Yesterday, on the one-month anniversary of the Valentine’s Day murderous rampage at a Florida high school by a deranged person with a military-grade weapon, hundreds of students from Falls Church’s George Mason High School and Henderson Middle School poured out of their classrooms at 10 a.m. in solidarity with thousands of their peers from all across the U.S. The purpose of the action was to remember the 17 students gunned down at the Parkland, Florida, school and to protest the inaction on gun control by elected officials under the sway of the National Rifle Association.
The NRA’s insistence on not giving an inch on gun control, to demand that maintaining existing laws on 18 year olds having free access to weapons of war despite the civilian and student bloodbaths they cause, may continue to paralyze elected officials fearful of losing its support. We’ve come to hail the billboard campaign across the U.S. calling the NRA a “terrorist organization,” and are even closer to considering that true evil is, indeed, a force at loose in our society with an uncommon grip on pro-gun legislators and so-called religious leaders, alike.

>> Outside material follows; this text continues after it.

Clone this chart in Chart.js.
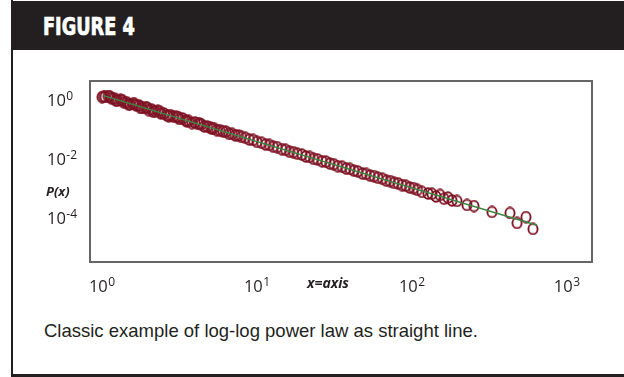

Perhaps it is in the context of these almost cosmic proportions that we, as a people, look to our young, to those whose minds have not been clouded by years of fear and compromise, who have a seemingly uncanny clarity of vision to see the wanton evil and profound wrong behind the siren songs of the NRA and its religious and political apologists at loose in our culture now.

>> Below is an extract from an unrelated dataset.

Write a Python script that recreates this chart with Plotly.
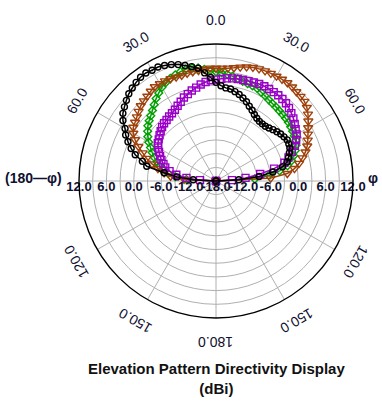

Are those sadly corrupted adults almost hoping to be delivered from their misery? This may explain their stubborn insistence on inaction. Any hope they may have trying to wait out the latest uprising among our young until it dies down seems utterly futile. Three million young Americans are turning 18 this year, turning old enough to vote in this November’s midterm elections, and they are not intimidated by the NRA the way so many of their compromised elders are.
As pro-gun politicians and their ilk turn to attacking these young people with uncouth and crude types of personal attacks, the more are they writing their political death warrants. The students’ demands are so basic to what every American should support – the freedom to attend school, or walk anywhere in public, without the worry of another heinous, murderous rampage – that those who ridicule or denigrate them face their own foul sewage being thrust right back onto themselves.
The NRA and its quivering political supporters are totally out of touch with reality now. House Speaker Paul Ryan’s pathetic excuse for why his party lost a special election in a very pro-GOP district in Pennsylvania Tuesday belies an astonishing depth of self-delusion. The remedy is a tsunami of women, young and minority voters, and their allies, that will sweep this foul corruption out of our political life for generations.